Politics in Cambridge, Vermont

This is my final post on my conversation back in September with Marguerite Ladd and George Putnam, of the Cambridge, VT government.  (You can read the first post here.) On my first trips to New York and Maine, the subject of politics came up in subtle ways, but I never raised it myself.  In Vermont, I decided to dip a toe in, and found it was a good place to do so.

First, I needed to be brought up to speed on the Vermont Town Meeting tradition, which George explained takes place once each year, in March, on a declared state holiday.  The agenda for a town meeting includes the election of officers, the town budget, and questions from the town.  In Cambridge, the election of officers is conducted through open discussion, not by secret ballot.  The regional newspaper offers coverage of the meetings and those who can’t attend can watch the livestream from home.  (You can, too.  Check it out.)

George said that “One of the good things about town government is there’s very little politics in it.”  There are no traditional political parties involved when folks run for the selectboard, which can include three or five members.  In 2019, George said there were four good candidates for open positions.  They didn’t campaign ahead of time but, instead, “stood up and explained their positions.”  George, himself, has written quite a bit about town government, as he has learned about it from the perspective of a selectboard member.

Marguerite noted that the candidates’ positions don’t necessarily line up with the national parties, and George said that local views in town are “a mix, where it comes to state and national politics.”  Still, it seems that Cambridge, Vermont is a place where civility can rule.  Note that the two candidates for an open seat in the Vermont House made news in 2018 with their respectful campaign and the fact that they joined together for a musical duet following a debate.  (Lucy Rogers ultimately prevailed.)

Finally, Marguerite answered my last question from our conversation.  Perhaps her description of Cambridge’s residents gets to how the politics remains civil.
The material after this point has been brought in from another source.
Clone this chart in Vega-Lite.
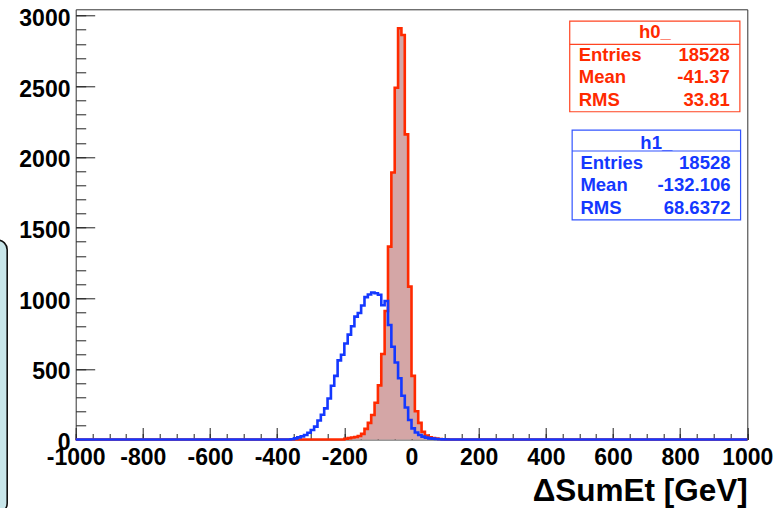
{
  "$schema": "https://vega.github.io/schema/vega-lite/v6.json",
  "width": 671.6,
  "height": 430.2,
  "autosize": "none",
  "padding": {"left": 75.7, "top": 9.3, "right": 28.7, "bottom": 68.5},
  "background": "white",
  "config": {
    "view": {"stroke": "#333333", "strokeWidth": 1},
    "font": "Liberation Sans",
    "axis": {"grid": false, "domain": false, "tickColor": "#222222", "tickWidth": 1, "zindex": 1,
             "labelFont": "Liberation Sans", "labelFontWeight": "bold", "labelFontSize": 23, "labelColor": "#000000",
             "labelFlush": false, "labelOverlap": false}
  },
  "datasets": {
    "bins": [
      {"hist": "h0_", "lo": -1000, "count": 0},
      {"hist": "h0_", "lo": -200, "count": 5},
      {"hist": "h0_", "lo": -190, "count": 10},
      {"hist": "h0_", "lo": -180, "count": 14},
      {"hist": "h0_", "lo": -170, "count": 18},
      {"hist": "h0_", "lo": -160, "count": 25},
      {"hist": "h0_", "lo": -150, "count": 40},
      {"hist": "h0_", "lo": -140, "count": 75},
      {"hist": "h0_", "lo": -130, "count": 118},
      {"hist": "h0_", "lo": -120, "count": 173},
      {"hist": "h0_", "lo": -110, "count": 260},
      {"hist": "h0_", "lo": -100, "count": 383},
      {"hist": "h0_", "lo": -90, "count": 605},
      {"hist": "h0_", "lo": -80, "count": 910},
      {"hist": "h0_", "lo": -70, "count": 1365},
      {"hist": "h0_", "lo": -60, "count": 1890},
      {"hist": "h0_", "lo": -50, "count": 2490},
      {"hist": "h0_", "lo": -40, "count": 2911},
      {"hist": "h0_", "lo": -30, "count": 2863},
      {"hist": "h0_", "lo": -20, "count": 2160},
      {"hist": "h0_", "lo": -10, "count": 1082},
      {"hist": "h0_", "lo": 0, "count": 450},
      {"hist": "h0_", "lo": 10, "count": 200},
      {"hist": "h0_", "lo": 20, "count": 118},
      {"hist": "h0_", "lo": 30, "count": 55},
      {"hist": "h0_", "lo": 40, "count": 28},
      {"hist": "h0_", "lo": 50, "count": 15},
      {"hist": "h0_", "lo": 60, "count": 10},
      {"hist": "h0_", "lo": 70, "count": 6},
      {"hist": "h0_", "lo": 80, "count": 4},
      {"hist": "h0_", "lo": 90, "count": 2},
      {"hist": "h0_", "lo": 100, "count": 1},
      {"hist": "h0_", "lo": 110, "count": 0},
      {"hist": "h0_", "lo": 1000, "count": 0},
      {"hist": "h1_", "lo": -1000, "count": 0},
      {"hist": "h1_", "lo": -360, "count": 2},
      {"hist": "h1_", "lo": -350, "count": 8},
      {"hist": "h1_", "lo": -340, "count": 15},
      {"hist": "h1_", "lo": -330, "count": 22},
      {"hist": "h1_", "lo": -320, "count": 32},
      {"hist": "h1_", "lo": -310, "count": 48},
      {"hist": "h1_", "lo": -300, "count": 67},
      {"hist": "h1_", "lo": -290, "count": 91},
      {"hist": "h1_", "lo": -280, "count": 135},
      {"hist": "h1_", "lo": -270, "count": 175},
      {"hist": "h1_", "lo": -260, "count": 220},
      {"hist": "h1_", "lo": -250, "count": 290},
      {"hist": "h1_", "lo": -240, "count": 380},
      {"hist": "h1_", "lo": -230, "count": 450},
      {"hist": "h1_", "lo": -220, "count": 560},
      {"hist": "h1_", "lo": -210, "count": 600},
      {"hist": "h1_", "lo": -200, "count": 680},
      {"hist": "h1_", "lo": -190, "count": 742},
      {"hist": "h1_", "lo": -180, "count": 802},
      {"hist": "h1_", "lo": -170, "count": 870},
      {"hist": "h1_", "lo": -160, "count": 895},
      {"hist": "h1_", "lo": -150, "count": 948},
      {"hist": "h1_", "lo": -140, "count": 1008},
      {"hist": "h1_", "lo": -130, "count": 1026},
      {"hist": "h1_", "lo": -120, "count": 1040},
      {"hist": "h1_", "lo": -110, "count": 1035},
      {"hist": "h1_", "lo": -100, "count": 1025},
      {"hist": "h1_", "lo": -90, "count": 950},
      {"hist": "h1_", "lo": -80, "count": 980},
      {"hist": "h1_", "lo": -70, "count": 810},
      {"hist": "h1_", "lo": -60, "count": 657},
      {"hist": "h1_", "lo": -50, "count": 545},
      {"hist": "h1_", "lo": -40, "count": 433},
      {"hist": "h1_", "lo": -30, "count": 310},
      {"hist": "h1_", "lo": -20, "count": 226},
      {"hist": "h1_", "lo": -10, "count": 138},
      {"hist": "h1_", "lo": 0, "count": 79},
      {"hist": "h1_", "lo": 10, "count": 50},
      {"hist": "h1_", "lo": 20, "count": 32},
      {"hist": "h1_", "lo": 30, "count": 20},
      {"hist": "h1_", "lo": 40, "count": 13},
      {"hist": "h1_", "lo": 50, "count": 8},
      {"hist": "h1_", "lo": 60, "count": 6},
      {"hist": "h1_", "lo": 70, "count": 4},
      {"hist": "h1_", "lo": 80, "count": 2},
      {"hist": "h1_", "lo": 90, "count": 1},
      {"hist": "h1_", "lo": 100, "count": 0},
      {"hist": "h1_", "lo": 1000, "count": 0}
    ],
    "stats": [
      {"hist": "h0_", "labels": ["Entries", "Mean", "RMS"], "values": ["18528", "-41.37", "33.81"]},
      {"hist": "h1_", "labels": ["Entries", "Mean", "RMS"], "values": ["18528", "-132.106", "68.6372"]}
    ]
  },
  "resolve": {"axis": {"x": "independent", "y": "independent"}},
  "layer": [
    {
      "data": {"values": [{}]},
      "mark": {"type": "rect", "fill": "#c8e6ea", "stroke": "#111111", "strokeWidth": 1.6, "cornerRadius": 10},
      "encoding": {
        "x": {"datum": -1262, "type": "quantitative", "axis": null, "scale": {"domain": [-1000, 1000], "nice": false, "zero": false}},
        "x2": {"datum": -1204},
        "y": {"datum": 1412, "type": "quantitative", "axis": null, "scale": {"domain": [0, 3045], "nice": false}},
        "y2": {"datum": -520}
      }
    },
    {
      "data": {"name": "bins"},
      "transform": [{"filter": "datum.hist === 'h0_'"}],
      "mark": {"type": "area", "interpolate": "step-after", "fill": "#d4a6a6", "opacity": 1},
      "encoding": {
        "x": {"field": "lo", "type": "quantitative",
              "scale": {"domain": [-1000, 1000], "nice": false, "zero": false},
              "axis": {"orient": "bottom", "values": [-1000, -800, -600, -400, -200, 0, 200, 400, 600, 800, 1000],
                       "labelExpr": "'' + datum.value",
                       "tickSize": -12, "labelPadding": 18.5, "labelBaseline": "top",
                       "title": "ΔSumEt [GeV]", "titleFont": "Liberation Sans", "titleFontSize": 31.5, "titleFontWeight": "bold",
                       "titleColor": "#000000", "titleAnchor": "end", "titleAlign": "right", "titleBaseline": "alphabetic",
                       "titleX": 671.6, "titleY": 60.5}},
        "y": {"field": "count", "type": "quantitative", "stack": null,
              "scale": {"domain": [0, 3045], "nice": false},
              "axis": {"orient": "left", "values": [0, 500, 1000, 1500, 2000, 2500, 3000],
                       "labelExpr": "'' + datum.value",
                       "tickSize": -19, "labelPadding": 24.7, "labelBaseline": "middle", "labelOffset": 3, "title": null}}
      }
    },
    {
      "data": {"name": "bins"},
      "transform": [{"filter": "datum.hist === 'h0_'"}],
      "mark": {"type": "line", "interpolate": "step-after", "stroke": "#ff2a00", "strokeWidth": 2.6, "strokeJoin": "miter", "strokeCap": "butt"},
      "encoding": {
        "x": {"field": "lo", "type": "quantitative",
              "scale": {"domain": [-1000, 1000], "nice": false, "zero": false},
              "axis": {"orient": "bottom", "values": [-1000, -950, -900, -850, -800, -750, -700, -650, -600, -550, -500, -450, -400, -350, -300, -250, -200, -150, -100, -50, 0, 50, 100, 150, 200, 250, 300, 350, 400, 450, 500, 550, 600, 650, 700, 750, 800, 850, 900, 950, 1000],
                       "tickSize": -6, "labels": false, "title": null}},
        "y": {"field": "count", "type": "quantitative",
              "scale": {"domain": [0, 3045], "nice": false},
              "axis": {"orient": "left", "values": [0, 100, 200, 300, 400, 500, 600, 700, 800, 900, 1000, 1100, 1200, 1300, 1400, 1500, 1600, 1700, 1800, 1900, 2000, 2100, 2200, 2300, 2400, 2500, 2600, 2700, 2800, 2900, 3000],
                       "tickSize": -10, "labels": false, "title": null}}
      }
    },
    {
      "data": {"name": "bins"},
      "transform": [{"filter": "datum.hist === 'h1_'"}],
      "mark": {"type": "line", "interpolate": "step-after", "stroke": "#1438ff", "strokeWidth": 2.6, "strokeJoin": "miter", "strokeCap": "butt"},
      "encoding": {
        "x": {"field": "lo", "type": "quantitative", "axis": null, "scale": {"domain": [-1000, 1000], "nice": false, "zero": false}},
        "y": {"field": "count", "type": "quantitative", "axis": null, "scale": {"domain": [0, 3045], "nice": false}}
      }
    },
    {
      "data": {"name": "stats"},
      "transform": [{"filter": "datum.hist === 'h0_'"}],
      "layer": [
        {
          "mark": {"type": "rect", "fill": "white", "stroke": "#ff4422", "strokeWidth": 1.2},
          "encoding": {
            "x": {"datum": 471.2, "type": "quantitative", "axis": null, "scale": {"domain": [-1000, 1000], "nice": false, "zero": false}},
            "x2": {"datum": 977.9},
            "y": {"datum": 2962, "type": "quantitative", "axis": null, "scale": {"domain": [0, 3045], "nice": false}},
            "y2": {"datum": 2320}
          }
        },
        {
          "mark": {"type": "rule", "stroke": "#ff4422", "strokeWidth": 1.2},
          "encoding": {
            "x": {"datum": 471.2, "type": "quantitative", "axis": null, "scale": {"domain": [-1000, 1000], "nice": false, "zero": false}},
            "x2": {"datum": 977.9},
            "y": {"datum": 2797, "type": "quantitative", "axis": null, "scale": {"domain": [0, 3045], "nice": false}}
          }
        },
        {
          "mark": {"type": "text", "align": "center", "baseline": "middle", "font": "Liberation Sans", "fontWeight": "bold", "fontSize": 18.5, "fill": "#ff2a00"},
          "encoding": {
            "x": {"datum": 724.6, "type": "quantitative", "axis": null, "scale": {"domain": [-1000, 1000], "nice": false, "zero": false}},
            "y": {"datum": 2886, "type": "quantitative", "axis": null, "scale": {"domain": [0, 3045], "nice": false}},
            "text": {"field": "hist", "type": "nominal"}
          }
        },
        {
          "mark": {"type": "text", "align": "left", "baseline": "middle", "lineHeight": 22.5, "font": "Liberation Sans", "fontWeight": "bold", "fontSize": 18.5, "fill": "#ff2a00"},
          "encoding": {
            "x": {"datum": 498, "type": "quantitative", "axis": null, "scale": {"domain": [-1000, 1000], "nice": false, "zero": false}},
            "y": {"datum": 2722, "type": "quantitative", "axis": null, "scale": {"domain": [0, 3045], "nice": false}},
            "text": {"field": "labels", "type": "nominal"}
          }
        },
        {
          "mark": {"type": "text", "align": "right", "baseline": "middle", "lineHeight": 22.5, "font": "Liberation Sans", "fontWeight": "bold", "fontSize": 18.5, "fill": "#ff2a00"},
          "encoding": {
            "x": {"datum": 948, "type": "quantitative", "axis": null, "scale": {"domain": [-1000, 1000], "nice": false, "zero": false}},
            "y": {"datum": 2722, "type": "quantitative", "axis": null, "scale": {"domain": [0, 3045], "nice": false}},
            "text": {"field": "values", "type": "nominal"}
          }
        }
      ]
    },
    {
      "data": {"name": "stats"},
      "transform": [{"filter": "datum.hist === 'h1_'"}],
      "layer": [
        {
          "mark": {"type": "rect", "fill": "white", "stroke": "#3355ff", "strokeWidth": 1.2},
          "encoding": {
            "x": {"datum": 478.4, "type": "quantitative", "axis": null, "scale": {"domain": [-1000, 1000], "nice": false, "zero": false}},
            "x2": {"datum": 980},
            "y": {"datum": 2190, "type": "quantitative", "axis": null, "scale": {"domain": [0, 3045], "nice": false}},
            "y2": {"datum": 1554}
          }
        },
        {
          "mark": {"type": "rule", "stroke": "#3355ff", "strokeWidth": 1.2},
          "encoding": {
            "x": {"datum": 478.4, "type": "quantitative", "axis": null, "scale": {"domain": [-1000, 1000], "nice": false, "zero": false}},
            "x2": {"datum": 980},
            "y": {"datum": 2042, "type": "quantitative", "axis": null, "scale": {"domain": [0, 3045], "nice": false}}
          }
        },
        {
          "mark": {"type": "text", "align": "center", "baseline": "middle", "font": "Liberation Sans", "fontWeight": "bold", "fontSize": 18.5, "fill": "#1438ff"},
          "encoding": {
            "x": {"datum": 729, "type": "quantitative", "axis": null, "scale": {"domain": [-1000, 1000], "nice": false, "zero": false}},
            "y": {"datum": 2097, "type": "quantitative", "axis": null, "scale": {"domain": [0, 3045], "nice": false}},
            "text": {"field": "hist", "type": "nominal"}
          }
        },
        {
          "mark": {"type": "text", "align": "left", "baseline": "middle", "lineHeight": 22.2, "font": "Liberation Sans", "fontWeight": "bold", "fontSize": 18.5, "fill": "#1438ff"},
          "encoding": {
            "x": {"datum": 503, "type": "quantitative", "axis": null, "scale": {"domain": [-1000, 1000], "nice": false, "zero": false}},
            "y": {"datum": 1955, "type": "quantitative", "axis": null, "scale": {"domain": [0, 3045], "nice": false}},
            "text": {"field": "labels", "type": "nominal"}
          }
        },
        {
          "mark": {"type": "text", "align": "right", "baseline": "middle", "lineHeight": 22.2, "font": "Liberation Sans", "fontWeight": "bold", "fontSize": 18.5, "fill": "#1438ff"},
          "encoding": {
            "x": {"datum": 950, "type": "quantitative", "axis": null, "scale": {"domain": [-1000, 1000], "nice": false, "zero": false}},
            "y": {"datum": 1955, "type": "quantitative", "axis": null, "scale": {"domain": [0, 3045], "nice": false}},
            "text": {"field": "values", "type": "nominal"}
          }
        }
      ]
    }
  ]
}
How would you describe Cambridge?

MargueriteTo me, it’s a unique mix — and maybe by unique, I mean the actual ratio — of traditionalists and people who are forward thinking.  And maybe that’s the magic ratio.  They’re all passionate about their beliefs but also share that common goal of a high standard and quality of living that’s equal for all.  What that means to them is different for different people, for sure, but somehow it merges into a good median of what needs to happen to keep Cambridge sustainable and keep it growing, with moderate growth being key there.

In the end, everyone is searching for that quality of life.  Being able to live in a place you love, do the stuff you love, and have neighbors who aren’t crazy.  Somehow it shakes out that, even with all the different viewpoints, that’s what makes Cambridge what it is, and also that it can thrive.  Even if they wouldn’t say out loud they’re working together, I think that common denominator is there at the core of it.